You can certainly shave your head with a DE razor (I've done so in the past), but it's not something I recommend unless you're interested in the challenge and experience of it. While you're learning, it's pretty easy to draw blood, and it's fairly time-consuming if you want a smooth shave - it wasn't uncommon for me to take 30 to 45 minutes, and that was after much practice and effort.
The razor you're most likely to see advertised in contemporary media is the cartridge razor. The current champion (in terms of TV time) is probably the Gillette Fusion ProGlide, but there are many, including Gillette's Trac II, Atra, Sensor, Mach 3, Schick's Hydro and Quattro, and various generic versions of these razors.
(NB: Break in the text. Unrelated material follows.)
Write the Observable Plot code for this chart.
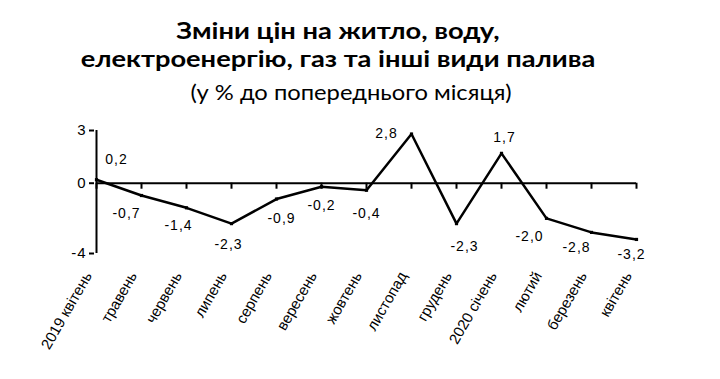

The great innovation of the cartridge razor is that it holds the blade at a fixed angle relative to the position of the cartridge, and that it holds the blade at a fixed distance to the skin. This essentially reduces the skill required to shave, and makes it possible to shave more quickly and with less chance of nicks or cuts (though it is still possible to draw blood; you should never be careless with a sharp blade). Some models have a fixed head, but most have a pivoting head that changes position for you as you move over the curves of your face and scalp.
Another popular shaving option is the electric shaver. Unlike the other types of razors mentioned here, electric shavers can be used without wetting the skin, which can be very convenient. Their design also generally precludes nicks and cuts, though some people do find electric shavers irritating on their skin.
It's easy and safe to use an electric shaver on your scalp. I spent most of the past 3 years using one as my primary shaving device. The only downside is that electrics generally do not shave as close as a blade razor. I've tried a number of different models over the years, and while you can get a pretty close shave, it's never quite as smooth as I really prefer.
When all is said and done, I recommend the cartridge razor for headshaving. They are easier and quicker to use than straight or DE razors, and they shave closer than electric shavers.
The question of which cartridge razor to use? As with many things, it comes down to personal preference. I've used quite a few razors over the past decade-and-a-half of shaving my head, and I can honestly say that almost all of the cartridge razors I've used are capable of giving you a good, close, comfortable shave. Use whichever one you're already comfortable with.